» Task requirements
Repeat the material verbatim. Images are excluded from the copy.

» Given data
>> START

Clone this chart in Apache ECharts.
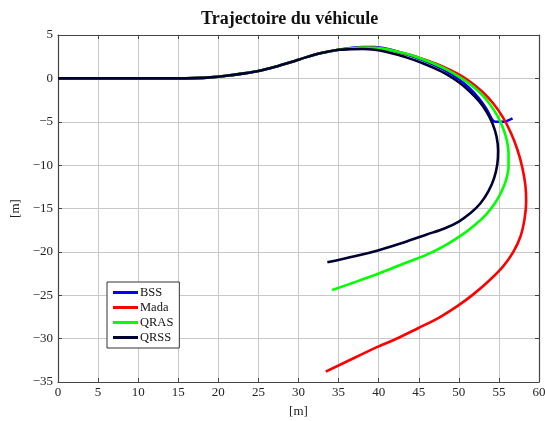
<!DOCTYPE html>
<html>
<head>
<meta charset="utf-8">
<script src="https://cdn.jsdelivr.net/npm/echarts@6/dist/echarts.min.js"></script>
<style>
  html, body { margin: 0; padding: 0; background: #fff; }
  #traj { width: 545px; height: 421px; }
</style>
</head>
<body>
<div id="traj"></div>
<script>
// trajectory points [x, y] in metres
var startPath = [[0, 0], [5, 0], [10, 0], [15, 0], [17, 0.03], [19, 0.12], [21, 0.3], [23, 0.55],
    [25, 0.85], [27, 1.3], [29, 1.85], [31, 2.45], [33, 2.95], [35, 3.3]];

var bss = startPath.concat([[36.5, 3.5], [38, 3.62], [39.5, 3.6], [41, 3.4], [42.5, 3.05],
    [44, 2.6], [45.5, 2.1], [47, 1.5], [48.5, 0.8], [50, -0.1], [51.3, -1.1], [52.5, -2.3],
    [53.5, -3.6], [54.2, -4.8], [54.6, -5.0], [55.5, -5.0], [56.7, -4.6]]);

var mada = startPath.concat([[36.5, 3.45], [38, 3.55], [39.5, 3.52], [41, 3.35], [42.5, 3.05],
    [44, 2.7], [45.5, 2.25], [47, 1.75], [48.5, 1.15], [50, 0.45], [51.5, -0.45], [53, -1.6],
    [54.3, -2.9], [55.5, -4.5], [56.5, -6.3], [57.3, -8.2], [57.9, -10.2], [58.3, -12.3],
    [58.4, -14.2], [58.2, -16.2], [57.7, -18.2], [56.8, -20], [55.5, -21.7], [53.8, -23.3],
    [51.8, -24.9], [49.9, -26.2], [47.5, -27.6], [44.9, -28.8], [42.5, -29.9], [40, -30.9],
    [37, -32.2], [33.4, -33.8]]);

var qras = startPath.concat([[36.5, 3.45], [38, 3.55], [39.5, 3.52], [41, 3.35], [42.5, 3.05],
    [44, 2.7], [45.5, 2.2], [47, 1.65], [48.5, 1.0], [50, 0.2], [51.5, -0.75], [52.8, -1.8],
    [53.9, -3.0], [54.8, -4.3], [55.5, -5.7], [56.0, -7.2], [56.2, -8.7], [56.2, -10.2],
    [55.9, -11.7], [55.3, -13.1], [54.5, -14.4], [53.4, -15.7], [52.0, -16.9], [50.3, -18.1],
    [48.2, -19.3], [45.8, -20.4], [43, -21.4], [40, -22.5], [37, -23.5], [34.2, -24.4]]);

var qrss = startPath.concat([[36.5, 3.35], [38, 3.38], [39.5, 3.3], [41, 3.05], [42.5, 2.7],
    [44, 2.25], [45.5, 1.75], [47, 1.15], [48.5, 0.45], [50, -0.45], [51.3, -1.45], [52.5, -2.6],
    [53.5, -3.9], [54.2, -5.2], [54.7, -6.7], [54.9, -8.3], [54.8, -9.9], [54.4, -11.5],
    [53.7, -13.0], [52.7, -14.4], [51.5, -15.5], [50.0, -16.5], [48.2, -17.3], [46, -18.0],
    [43.5, -18.8], [40, -19.8], [37, -20.5], [33.6, -21.2]]);

var seriesNames = ['BSS', 'Mada', 'QRAS', 'QRSS'];
var seriesColors = ['#0000ff', '#ff0000', '#00ff00', '#000033'];
var seriesData = [bss, mada, qras, qrss];

var fontFam = '"Liberation Serif", "DejaVu Serif", serif';

function minusFmt(v) {
    return v < 0 ? '\u2212' + Math.abs(v) : String(v);
}

var chartDom = document.getElementById('traj');
var chart = echarts.init(chartDom);

var series = [];
for (var i = 0; i < seriesData.length; i++) {
    series.push({
        name: seriesNames[i],
        type: 'line',
        data: seriesData[i],
        smooth: 0.3,
        showSymbol: false,
        symbol: 'none',
        lineStyle: { color: seriesColors[i], width: 2.6 },
        itemStyle: { color: seriesColors[i] },
        z: 3 + i
    });
}

var option = {
    animation: false,
    backgroundColor: '#fff',
    textStyle: { fontFamily: fontFam },
    title: {
        text: 'Trajectoire du véhicule',
        left: 196,
        top: 5,
        textStyle: { fontFamily: fontFam, fontSize: 18, fontWeight: 'bold', color: '#111' }
    },
    legend: {
        data: seriesNames,
        orient: 'vertical',
        left: 107,
        top: 282,
        icon: 'rect',
        itemWidth: 25,
        itemHeight: 3,
        itemGap: 2,
        padding: [4, 6, 4, 6],
        borderColor: '#333',
        borderWidth: 1,
        backgroundColor: '#fff',
        textStyle: { fontFamily: fontFam, fontSize: 12.5, color: '#111', padding: [0, 0, 0, -3] }
    },
    grid: { left: 58, right: 6, top: 35, bottom: 39, containLabel: false, outerBoundsMode: 'none' },
    xAxis: [{
        type: 'value',
        min: 0, max: 60, interval: 5,
        name: '[m]',
        nameLocation: 'middle',
        nameGap: 23,
        nameTextStyle: { fontFamily: fontFam, fontSize: 13, color: '#222' },
        axisLine: { show: true, onZero: false, lineStyle: { color: '#444', width: 1.2 } },
        axisTick: { show: true, inside: true, length: 4, lineStyle: { color: '#444' } },
        axisLabel: { fontFamily: fontFam, fontSize: 13, color: '#222', margin: 4 },
        splitLine: { show: true, lineStyle: { color: '#c8c8c8', width: 1 } }
    }, {
        type: 'value',
        position: 'top',
        min: 0, max: 60, interval: 5,
        axisLine: { show: true, onZero: false, lineStyle: { color: '#444', width: 1.2 } },
        axisTick: { show: true, inside: true, length: 4, lineStyle: { color: '#444' } },
        axisLabel: { show: false },
        splitLine: { show: false }
    }],
    yAxis: [{
        type: 'value',
        min: -35, max: 5, interval: 5,
        name: '[m]',
        nameLocation: 'middle',
        nameGap: 36,
        nameRotate: 90,
        nameTextStyle: { fontFamily: fontFam, fontSize: 13, color: '#222' },
        axisLine: { show: true, onZero: false, lineStyle: { color: '#444', width: 1.2 } },
        axisTick: { show: true, inside: true, length: 4, lineStyle: { color: '#444' } },
        axisLabel: { fontFamily: fontFam, fontSize: 13, color: '#222', margin: 5, formatter: minusFmt },
        splitLine: { show: true, lineStyle: { color: '#c8c8c8', width: 1 } }
    }, {
        type: 'value',
        position: 'right',
        min: -35, max: 5, interval: 5,
        axisLine: { show: true, onZero: false, lineStyle: { color: '#444', width: 1.2 } },
        axisTick: { show: true, inside: true, length: 4, lineStyle: { color: '#444' } },
        axisLabel: { show: false },
        splitLine: { show: false }
    }],
    series: series
};

if (option && typeof option === 'object') {
    chart.setOption(option, true);
}
</script>
</body>
</html>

>> END

» Answer for the task
Clone this chart in Apache ECharts.
<!DOCTYPE html>
<html>
<head>
<meta charset="utf-8">
<script src="https://cdn.jsdelivr.net/npm/echarts@6/dist/echarts.min.js"></script>
<style>
  html, body { margin: 0; padding: 0; background: #fff; }
  #traj { width: 545px; height: 421px; }
</style>
</head>
<body>
<div id="traj"></div>
<script>
// trajectory points [x, y] in metres
var startPath = [[0, 0], [5, 0], [10, 0], [15, 0], [17, 0.03], [19, 0.12], [21, 0.3], [23, 0.55],
    [25, 0.85], [27, 1.3], [29, 1.85], [31, 2.45], [33, 2.95], [35, 3.3]];

var bss = startPath.concat([[36.5, 3.5], [38, 3.62], [39.5, 3.6], [41, 3.4], [42.5, 3.05],
    [44, 2.6], [45.5, 2.1], [47, 1.5], [48.5, 0.8], [50, -0.1], [51.3, -1.1], [52.5, -2.3],
    [53.5, -3.6], [54.2, -4.8], [54.6, -5.0], [55.5, -5.0], [56.7, -4.6]]);

var mada = startPath.concat([[36.5, 3.45], [38, 3.55], [39.5, 3.52], [41, 3.35], [42.5, 3.05],
    [44, 2.7], [45.5, 2.25], [47, 1.75], [48.5, 1.15], [50, 0.45], [51.5, -0.45], [53, -1.6],
    [54.3, -2.9], [55.5, -4.5], [56.5, -6.3], [57.3, -8.2], [57.9, -10.2], [58.3, -12.3],
    [58.4, -14.2], [58.2, -16.2], [57.7, -18.2], [56.8, -20], [55.5, -21.7], [53.8, -23.3],
    [51.8, -24.9], [49.9, -26.2], [47.5, -27.6], [44.9, -28.8], [42.5, -29.9], [40, -30.9],
    [37, -32.2], [33.4, -33.8]]);

var qras = startPath.concat([[36.5, 3.45], [38, 3.55], [39.5, 3.52], [41, 3.35], [42.5, 3.05],
    [44, 2.7], [45.5, 2.2], [47, 1.65], [48.5, 1.0], [50, 0.2], [51.5, -0.75], [52.8, -1.8],
    [53.9, -3.0], [54.8, -4.3], [55.5, -5.7], [56.0, -7.2], [56.2, -8.7], [56.2, -10.2],
    [55.9, -11.7], [55.3, -13.1], [54.5, -14.4], [53.4, -15.7], [52.0, -16.9], [50.3, -18.1],
    [48.2, -19.3], [45.8, -20.4], [43, -21.4], [40, -22.5], [37, -23.5], [34.2, -24.4]]);

var qrss = startPath.concat([[36.5, 3.35], [38, 3.38], [39.5, 3.3], [41, 3.05], [42.5, 2.7],
    [44, 2.25], [45.5, 1.75], [47, 1.15], [48.5, 0.45], [50, -0.45], [51.3, -1.45], [52.5, -2.6],
    [53.5, -3.9], [54.2, -5.2], [54.7, -6.7], [54.9, -8.3], [54.8, -9.9], [54.4, -11.5],
    [53.7, -13.0], [52.7, -14.4], [51.5, -15.5], [50.0, -16.5], [48.2, -17.3], [46, -18.0],
    [43.5, -18.8], [40, -19.8], [37, -20.5], [33.6, -21.2]]);

var seriesNames = ['BSS', 'Mada', 'QRAS', 'QRSS'];
var seriesColors = ['#0000ff', '#ff0000', '#00ff00', '#000033'];
var seriesData = [bss, mada, qras, qrss];

var fontFam = '"Liberation Serif", "DejaVu Serif", serif';

function minusFmt(v) {
    return v < 0 ? '\u2212' + Math.abs(v) : String(v);
}

var chartDom = document.getElementById('traj');
var chart = echarts.init(chartDom);

var series = [];
for (var i = 0; i < seriesData.length; i++) {
    series.push({
        name: seriesNames[i],
        type: 'line',
        data: seriesData[i],
        smooth: 0.3,
        showSymbol: false,
        symbol: 'none',
        lineStyle: { color: seriesColors[i], width: 2.6 },
        itemStyle: { color: seriesColors[i] },
        z: 3 + i
    });
}

var option = {
    animation: false,
    backgroundColor: '#fff',
    textStyle: { fontFamily: fontFam },
    title: {
        text: 'Trajectoire du véhicule',
        left: 196,
        top: 5,
        textStyle: { fontFamily: fontFam, fontSize: 18, fontWeight: 'bold', color: '#111' }
    },
    legend: {
        data: seriesNames,
        orient: 'vertical',
        left: 107,
        top: 282,
        icon: 'rect',
        itemWidth: 25,
        itemHeight: 3,
        itemGap: 2,
        padding: [4, 6, 4, 6],
        borderColor: '#333',
        borderWidth: 1,
        backgroundColor: '#fff',
        textStyle: { fontFamily: fontFam, fontSize: 12.5, color: '#111', padding: [0, 0, 0, -3] }
    },
    grid: { left: 58, right: 6, top: 35, bottom: 39, containLabel: false, outerBoundsMode: 'none' },
    xAxis: [{
        type: 'value',
        min: 0, max: 60, interval: 5,
        name: '[m]',
        nameLocation: 'middle',
        nameGap: 23,
        nameTextStyle: { fontFamily: fontFam, fontSize: 13, color: '#222' },
        axisLine: { show: true, onZero: false, lineStyle: { color: '#444', width: 1.2 } },
        axisTick: { show: true, inside: true, length: 4, lineStyle: { color: '#444' } },
        axisLabel: { fontFamily: fontFam, fontSize: 13, color: '#222', margin: 4 },
        splitLine: { show: true, lineStyle: { color: '#c8c8c8', width: 1 } }
    }, {
        type: 'value',
        position: 'top',
        min: 0, max: 60, interval: 5,
        axisLine: { show: true, onZero: false, lineStyle: { color: '#444', width: 1.2 } },
        axisTick: { show: true, inside: true, length: 4, lineStyle: { color: '#444' } },
        axisLabel: { show: false },
        splitLine: { show: false }
    }],
    yAxis: [{
        type: 'value',
        min: -35, max: 5, interval: 5,
        name: '[m]',
        nameLocation: 'middle',
        nameGap: 36,
        nameRotate: 90,
        nameTextStyle: { fontFamily: fontFam, fontSize: 13, color: '#222' },
        axisLine: { show: true, onZero: false, lineStyle: { color: '#444', width: 1.2 } },
        axisTick: { show: true, inside: true, length: 4, lineStyle: { color: '#444' } },
        axisLabel: { fontFamily: fontFam, fontSize: 13, color: '#222', margin: 5, formatter: minusFmt },
        splitLine: { show: true, lineStyle: { color: '#c8c8c8', width: 1 } }
    }, {
        type: 'value',
        position: 'right',
        min: -35, max: 5, interval: 5,
        axisLine: { show: true, onZero: false, lineStyle: { color: '#444', width: 1.2 } },
        axisTick: { show: true, inside: true, length: 4, lineStyle: { color: '#444' } },
        axisLabel: { show: false },
        splitLine: { show: false }
    }],
    series: series
};

if (option && typeof option === 'object') {
    chart.setOption(option, true);
}
</script>
</body>
</html>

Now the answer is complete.